━━━ DATA SHOWN ━━━

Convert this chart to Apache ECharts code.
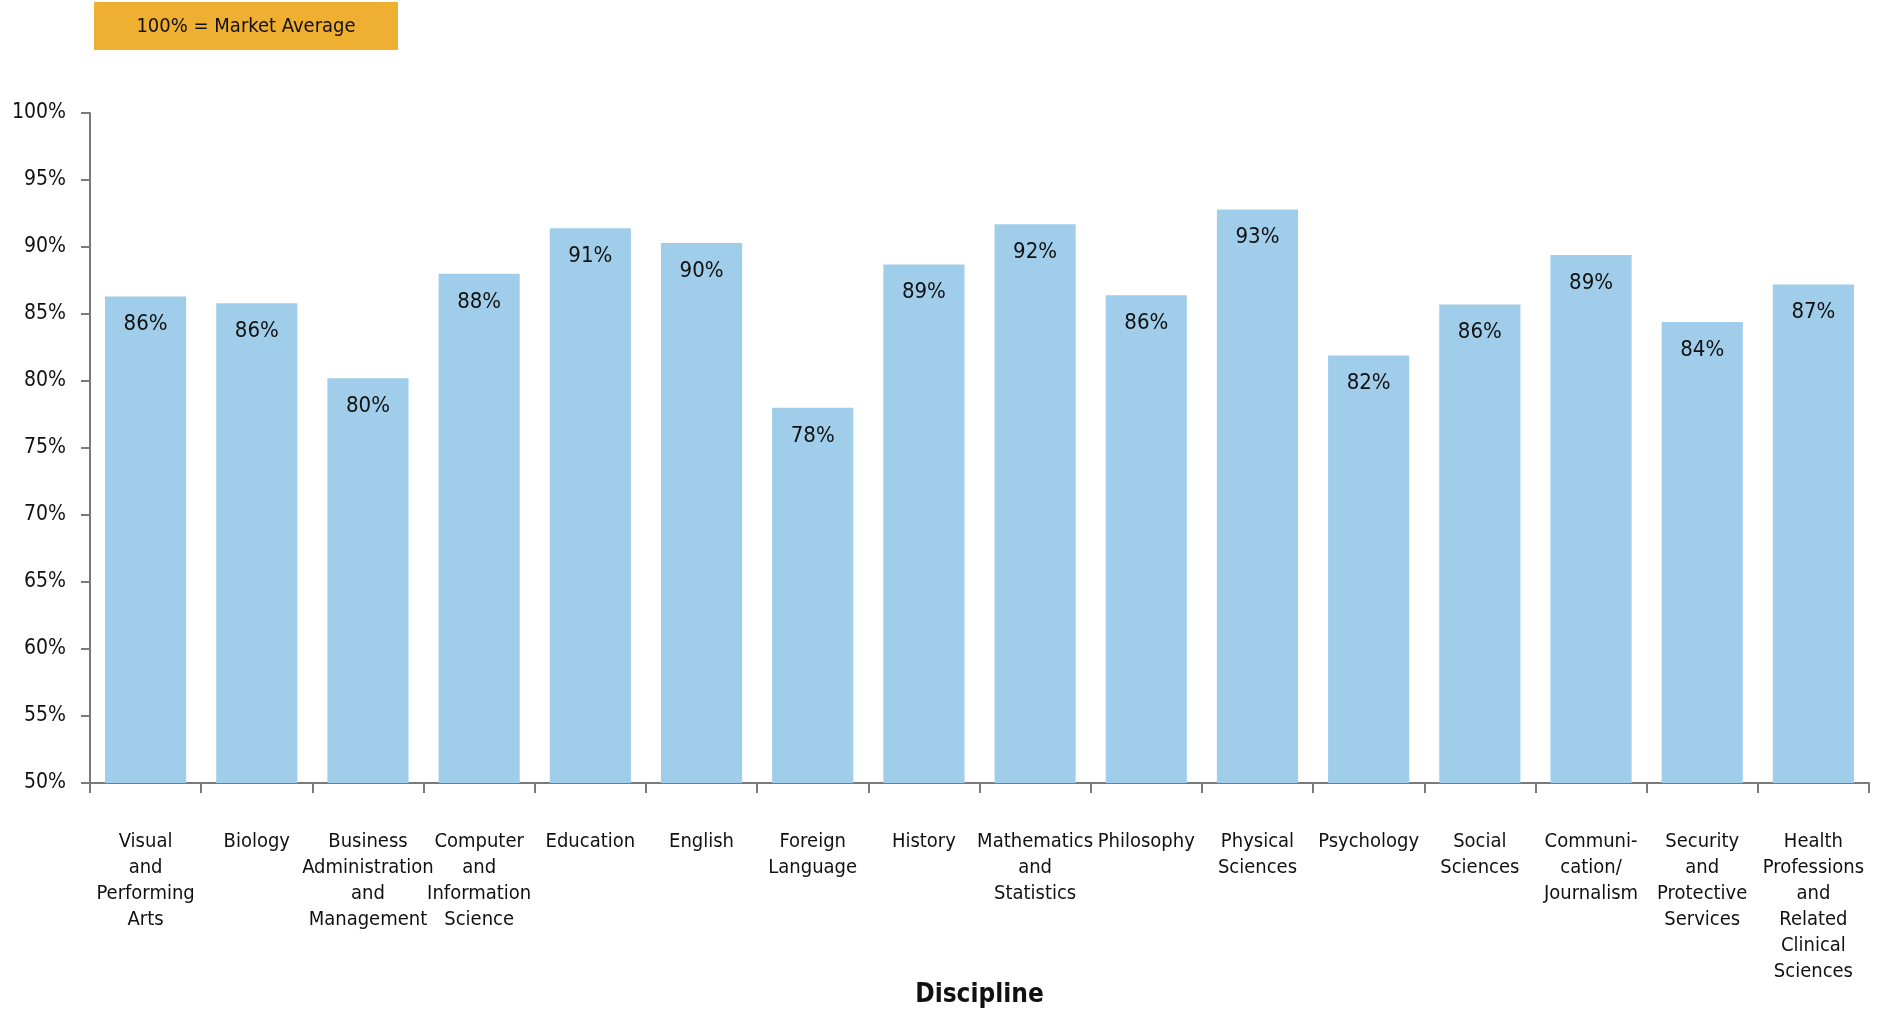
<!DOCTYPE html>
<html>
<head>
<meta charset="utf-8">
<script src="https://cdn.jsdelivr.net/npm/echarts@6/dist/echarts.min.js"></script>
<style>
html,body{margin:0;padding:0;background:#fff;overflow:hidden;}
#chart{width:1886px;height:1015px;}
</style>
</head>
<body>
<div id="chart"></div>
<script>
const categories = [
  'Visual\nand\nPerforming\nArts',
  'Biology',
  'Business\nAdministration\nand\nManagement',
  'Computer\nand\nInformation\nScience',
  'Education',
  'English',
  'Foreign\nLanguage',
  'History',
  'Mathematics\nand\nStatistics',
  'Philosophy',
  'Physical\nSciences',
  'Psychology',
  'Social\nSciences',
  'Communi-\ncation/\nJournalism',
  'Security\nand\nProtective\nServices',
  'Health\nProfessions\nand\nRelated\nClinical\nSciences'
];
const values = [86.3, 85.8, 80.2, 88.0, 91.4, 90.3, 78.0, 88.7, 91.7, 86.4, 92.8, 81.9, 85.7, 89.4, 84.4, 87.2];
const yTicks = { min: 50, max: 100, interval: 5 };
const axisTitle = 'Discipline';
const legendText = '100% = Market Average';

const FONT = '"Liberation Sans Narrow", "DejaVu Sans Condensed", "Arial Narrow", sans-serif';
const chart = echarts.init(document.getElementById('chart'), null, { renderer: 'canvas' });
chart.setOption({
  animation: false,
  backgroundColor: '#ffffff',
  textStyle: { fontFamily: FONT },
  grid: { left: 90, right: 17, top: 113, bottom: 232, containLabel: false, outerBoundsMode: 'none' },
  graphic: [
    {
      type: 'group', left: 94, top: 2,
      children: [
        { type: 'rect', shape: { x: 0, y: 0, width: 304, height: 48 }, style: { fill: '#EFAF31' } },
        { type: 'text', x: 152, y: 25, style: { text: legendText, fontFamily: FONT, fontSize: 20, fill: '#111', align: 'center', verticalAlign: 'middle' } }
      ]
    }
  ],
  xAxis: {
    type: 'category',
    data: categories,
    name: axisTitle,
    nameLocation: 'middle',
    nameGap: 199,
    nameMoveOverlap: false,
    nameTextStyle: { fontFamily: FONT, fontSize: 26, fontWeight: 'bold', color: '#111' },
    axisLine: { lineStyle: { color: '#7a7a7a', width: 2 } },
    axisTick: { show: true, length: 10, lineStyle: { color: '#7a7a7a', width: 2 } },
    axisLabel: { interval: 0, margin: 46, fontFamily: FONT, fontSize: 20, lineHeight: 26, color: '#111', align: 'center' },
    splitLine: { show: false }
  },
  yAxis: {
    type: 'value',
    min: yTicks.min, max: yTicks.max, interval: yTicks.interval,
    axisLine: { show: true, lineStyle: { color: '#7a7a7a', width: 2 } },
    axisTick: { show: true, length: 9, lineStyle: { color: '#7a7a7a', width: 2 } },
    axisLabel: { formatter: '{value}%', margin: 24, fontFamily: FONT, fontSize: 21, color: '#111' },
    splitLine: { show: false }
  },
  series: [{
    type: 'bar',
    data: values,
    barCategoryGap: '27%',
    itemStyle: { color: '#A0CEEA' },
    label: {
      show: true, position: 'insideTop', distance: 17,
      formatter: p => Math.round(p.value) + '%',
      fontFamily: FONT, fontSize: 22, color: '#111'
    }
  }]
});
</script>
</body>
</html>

━━━

> [TASK STATEMENT] Return the material line for line, from its beginning to the line that contains "const legendText = '100% = Market Average';", with the pictures left out.

> [ANSWER TO THE TASK]
Convert this chart to Apache ECharts code.
<!DOCTYPE html>
<html>
<head>
<meta charset="utf-8">
<script src="https://cdn.jsdelivr.net/npm/echarts@6/dist/echarts.min.js"></script>
<style>
html,body{margin:0;padding:0;background:#fff;overflow:hidden;}
#chart{width:1886px;height:1015px;}
</style>
</head>
<body>
<div id="chart"></div>
<script>
const categories = [
  'Visual\nand\nPerforming\nArts',
  'Biology',
  'Business\nAdministration\nand\nManagement',
  'Computer\nand\nInformation\nScience',
  'Education',
  'English',
  'Foreign\nLanguage',
  'History',
  'Mathematics\nand\nStatistics',
  'Philosophy',
  'Physical\nSciences',
  'Psychology',
  'Social\nSciences',
  'Communi-\ncation/\nJournalism',
  'Security\nand\nProtective\nServices',
  'Health\nProfessions\nand\nRelated\nClinical\nSciences'
];
const values = [86.3, 85.8, 80.2, 88.0, 91.4, 90.3, 78.0, 88.7, 91.7, 86.4, 92.8, 81.9, 85.7, 89.4, 84.4, 87.2];
const yTicks = { min: 50, max: 100, interval: 5 };
const axisTitle = 'Discipline';
const legendText = '100% = Market Average';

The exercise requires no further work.